### Data provided ###
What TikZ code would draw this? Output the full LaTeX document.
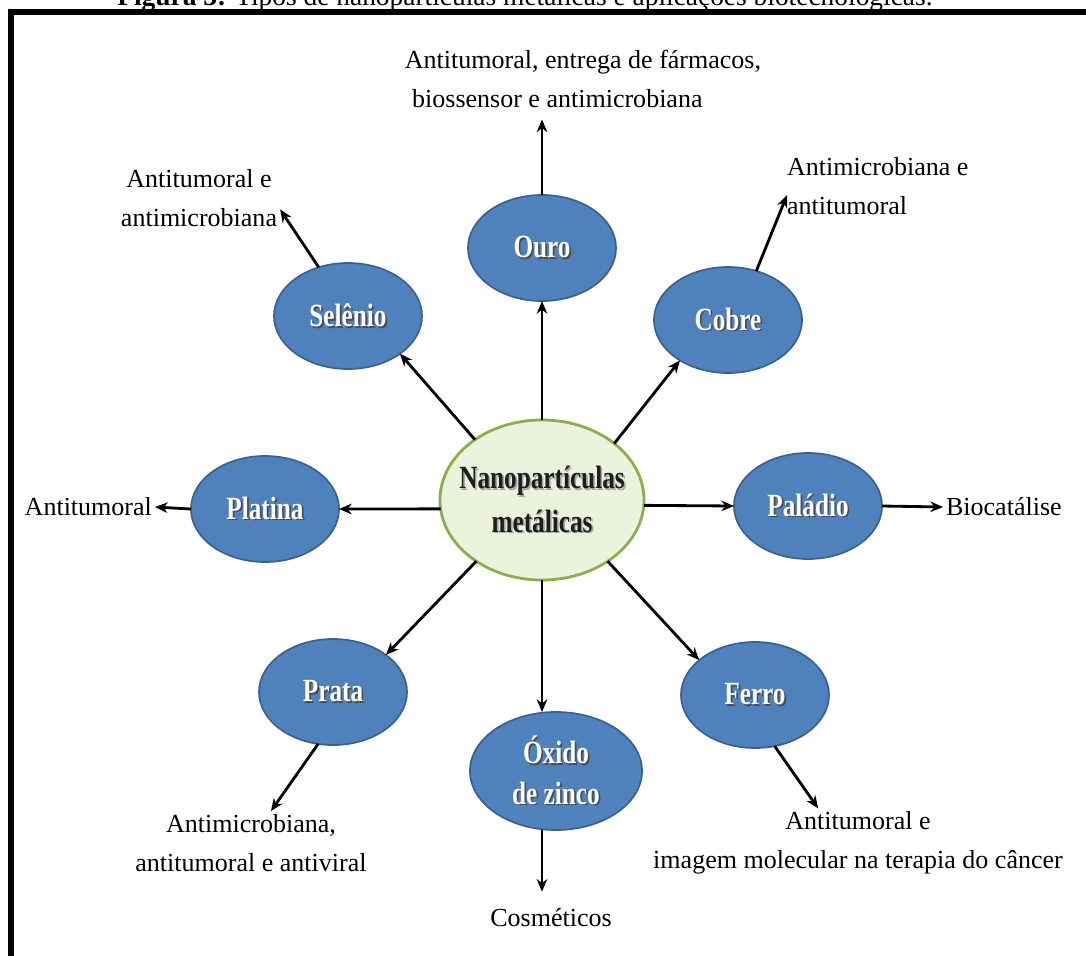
\documentclass[tikz,border=0pt]{standalone}
\usepackage{fontspec}
\setmainfont{Liberation Serif}
\newfontfamily\elfont[FakeStretch=0.78]{Liberation Serif Bold}
\usetikzlibrary{positioning, calc, shapes.geometric, arrows.meta}

\definecolor{metalblue}{RGB}{79,129,189}
\definecolor{metaledge}{RGB}{58,96,142}
\definecolor{nanofill}{RGB}{236,243,220}
\definecolor{nanoedge}{RGB}{140,174,78}
\definecolor{nanotext}{RGB}{30,30,30}

% texto com sombra
\newcommand{\sombra}[2]{\leavevmode\rlap{\kern1.2pt\raisebox{-1.2pt}{\textcolor{#2}{#1}}}#1}

\begin{document}
\begin{tikzpicture}[x=0.025cm, y=-0.025cm]
\tikzset{metal/.style={
    ellipse, draw=metaledge, line width=1.2pt, fill=metalblue, text=white,
    minimum width=3.7cm, minimum height=2.65cm, inner xsep=-0.8cm, inner ysep=0pt, outer sep=0pt,
    font=\elfont\fontsize{23}{29}\selectfont, align=center},
    nano/.style={
    ellipse, draw=nanoedge, line width=2pt, fill=nanofill, text=nanotext,
    minimum width=5.1cm, minimum height=4cm, inner xsep=-1cm, inner ysep=0pt, outer sep=0pt,
    font=\elfont\fontsize{23}{31}\selectfont, align=center},
    app/.style={font=\fontsize{18.5}{28}\selectfont, inner sep=2pt},
    seta/.style={-{Stealth[length=9pt,width=7.5pt]}, line width=2pt}
}

    \useasboundingbox (0,0) rectangle (1086,955);
    \clip (0,0) rectangle (1086,955);

    % legenda cortada no topo
    \node[anchor=base west, inner sep=0pt, font=\fontsize{19.5}{24}\selectfont] (legenda) at (117,5)
        {\textbf{Figura 3:} Tipos de nanopartículas metálicas e aplicações biotecnológicas.};
    \draw[line width=0.15cm] (1120,12) -- (11,12) -- (11,990);

    \coordinate (centro) at (542,500);

    \node[nano] (nano) at (centro) {\sombra{Nanopartículas}{black!35}\\\sombra{metálicas}{black!35}};

    \node[metal] (ouro) at ($(centro)+(0,-252)$) {\sombra{Ouro}{black!70}};
    \node[metal] (selenio) at ($(centro)+(-194,-184)$) {\sombra{Selênio}{black!70}};
    \node[metal] (cobre) at ($(centro)+(186,-180)$) {\sombra{Cobre}{black!70}};
    \node[metal] (platina) at ($(centro)+(-277,9)$) {\sombra{Platina}{black!70}};
    \node[metal] (paladio) at ($(centro)+(266,6)$) {\sombra{Paládio}{black!70}};
    \node[metal] (prata) at ($(centro)+(-209,192)$) {\sombra{Prata}{black!70}};
    \node[metal] (ferro) at ($(centro)+(213,195)$) {\sombra{Ferro}{black!70}};
    \node[metal, minimum width=4.3cm, minimum height=2.95cm] (oxido) at ($(centro)+(14,271)$)
        {\sombra{Óxido}{black!70}\\\sombra{de zinco}{black!70}};

    % aplicacoes
    \node[app, align=left] (ouroApp) at (583,79) {Antitumoral, entrega de fármacos,\\\hspace{0.18cm}biossensor e antimicrobiana};
    \node[app, align=center] (selApp) at (199,198) {Antitumoral e\\antimicrobiana};
    \node[app, align=left, anchor=west] (cobApp) at (784,186) {Antimicrobiana e\\antitumoral};
    \node[app, anchor=east] (plaApp) at (155,507) {Antitumoral};
    \node[app, anchor=west] (palApp) at (943,507) {Biocatálise};
    \node[app, align=center] (praApp) at (251,843) {Antimicrobiana,\\antitumoral e antiviral};
    \node[app, align=center] (ferApp) at (858,843) {Antitumoral e\\imagem molecular na terapia do câncer};
    \node[app] (cosApp) at (551,918) {Cosméticos};

    % setas do centro
    \draw[seta] (nano.north) -- (ouro.south);
    \draw[seta] (nano.38) -- (cobre.220);
    \draw[seta] (nano.138) -- (selenio.-36);
    \draw[seta] (nano.185) -- (platina.east);
    \draw[seta] (nano.-3) -- (paladio.west);
    \draw[seta] (nano.223) -- (prata.35);
    \draw[seta] (nano.-43) -- (ferro.148);
    \draw[seta] (nano.south) -- (nano.south |- oxido.north);

    % setas para as aplicacoes
    \draw[seta, shorten >=6pt] (ouro.north) -- (ouro.north |- ouroApp.south);
    \draw[seta] (selenio.121) -- (selApp.-8);
    \draw[seta] (cobre.60) -- ($(cobApp.west)+(3,9)$);
    \draw[seta] (platina.west) -- (plaApp.east);
    \draw[seta] (paladio.east) -- (palApp.west);
    \draw[seta] (prata.254) -- (praApp.58);
    \draw[seta] (ferro.-69) -- (ferApp.139);
    \draw[seta, shorten >=10pt] (oxido.south -| nano.south) -- (cosApp.north -| nano.south);

\end{tikzpicture}
\end{document}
###
Your task: Transcribe the material exactly, keeping every word and none of the pictures.

Solution to the exercise:
What TikZ code would draw this? Output the full LaTeX document.
\documentclass[tikz,border=0pt]{standalone}
\usepackage{fontspec}
\setmainfont{Liberation Serif}
\newfontfamily\elfont[FakeStretch=0.78]{Liberation Serif Bold}
\usetikzlibrary{positioning, calc, shapes.geometric, arrows.meta}

\definecolor{metalblue}{RGB}{79,129,189}
\definecolor{metaledge}{RGB}{58,96,142}
\definecolor{nanofill}{RGB}{236,243,220}
\definecolor{nanoedge}{RGB}{140,174,78}
\definecolor{nanotext}{RGB}{30,30,30}

% texto com sombra
\newcommand{\sombra}[2]{\leavevmode\rlap{\kern1.2pt\raisebox{-1.2pt}{\textcolor{#2}{#1}}}#1}

\begin{document}
\begin{tikzpicture}[x=0.025cm, y=-0.025cm]
\tikzset{metal/.style={
    ellipse, draw=metaledge, line width=1.2pt, fill=metalblue, text=white,
    minimum width=3.7cm, minimum height=2.65cm, inner xsep=-0.8cm, inner ysep=0pt, outer sep=0pt,
    font=\elfont\fontsize{23}{29}\selectfont, align=center},
    nano/.style={
    ellipse, draw=nanoedge, line width=2pt, fill=nanofill, text=nanotext,
    minimum width=5.1cm, minimum height=4cm, inner xsep=-1cm, inner ysep=0pt, outer sep=0pt,
    font=\elfont\fontsize{23}{31}\selectfont, align=center},
    app/.style={font=\fontsize{18.5}{28}\selectfont, inner sep=2pt},
    seta/.style={-{Stealth[length=9pt,width=7.5pt]}, line width=2pt}
}

    \useasboundingbox (0,0) rectangle (1086,955);
    \clip (0,0) rectangle (1086,955);

    % legenda cortada no topo
    \node[anchor=base west, inner sep=0pt, font=\fontsize{19.5}{24}\selectfont] (legenda) at (117,5)
        {\textbf{Figura 3:} Tipos de nanopartículas metálicas e aplicações biotecnológicas.};
    \draw[line width=0.15cm] (1120,12) -- (11,12) -- (11,990);

    \coordinate (centro) at (542,500);

    \node[nano] (nano) at (centro) {\sombra{Nanopartículas}{black!35}\\\sombra{metálicas}{black!35}};

    \node[metal] (ouro) at ($(centro)+(0,-252)$) {\sombra{Ouro}{black!70}};
    \node[metal] (selenio) at ($(centro)+(-194,-184)$) {\sombra{Selênio}{black!70}};
    \node[metal] (cobre) at ($(centro)+(186,-180)$) {\sombra{Cobre}{black!70}};
    \node[metal] (platina) at ($(centro)+(-277,9)$) {\sombra{Platina}{black!70}};
    \node[metal] (paladio) at ($(centro)+(266,6)$) {\sombra{Paládio}{black!70}};
    \node[metal] (prata) at ($(centro)+(-209,192)$) {\sombra{Prata}{black!70}};
    \node[metal] (ferro) at ($(centro)+(213,195)$) {\sombra{Ferro}{black!70}};
    \node[metal, minimum width=4.3cm, minimum height=2.95cm] (oxido) at ($(centro)+(14,271)$)
        {\sombra{Óxido}{black!70}\\\sombra{de zinco}{black!70}};

    % aplicacoes
    \node[app, align=left] (ouroApp) at (583,79) {Antitumoral, entrega de fármacos,\\\hspace{0.18cm}biossensor e antimicrobiana};
    \node[app, align=center] (selApp) at (199,198) {Antitumoral e\\antimicrobiana};
    \node[app, align=left, anchor=west] (cobApp) at (784,186) {Antimicrobiana e\\antitumoral};
    \node[app, anchor=east] (plaApp) at (155,507) {Antitumoral};
    \node[app, anchor=west] (palApp) at (943,507) {Biocatálise};
    \node[app, align=center] (praApp) at (251,843) {Antimicrobiana,\\antitumoral e antiviral};
    \node[app, align=center] (ferApp) at (858,843) {Antitumoral e\\imagem molecular na terapia do câncer};
    \node[app] (cosApp) at (551,918) {Cosméticos};

    % setas do centro
    \draw[seta] (nano.north) -- (ouro.south);
    \draw[seta] (nano.38) -- (cobre.220);
    \draw[seta] (nano.138) -- (selenio.-36);
    \draw[seta] (nano.185) -- (platina.east);
    \draw[seta] (nano.-3) -- (paladio.west);
    \draw[seta] (nano.223) -- (prata.35);
    \draw[seta] (nano.-43) -- (ferro.148);
    \draw[seta] (nano.south) -- (nano.south |- oxido.north);

    % setas para as aplicacoes
    \draw[seta, shorten >=6pt] (ouro.north) -- (ouro.north |- ouroApp.south);
    \draw[seta] (selenio.121) -- (selApp.-8);
    \draw[seta] (cobre.60) -- ($(cobApp.west)+(3,9)$);
    \draw[seta] (platina.west) -- (plaApp.east);
    \draw[seta] (paladio.east) -- (palApp.west);
    \draw[seta] (prata.254) -- (praApp.58);
    \draw[seta] (ferro.-69) -- (ferApp.139);
    \draw[seta, shorten >=10pt] (oxido.south -| nano.south) -- (cosApp.north -| nano.south);

\end{tikzpicture}
\end{document}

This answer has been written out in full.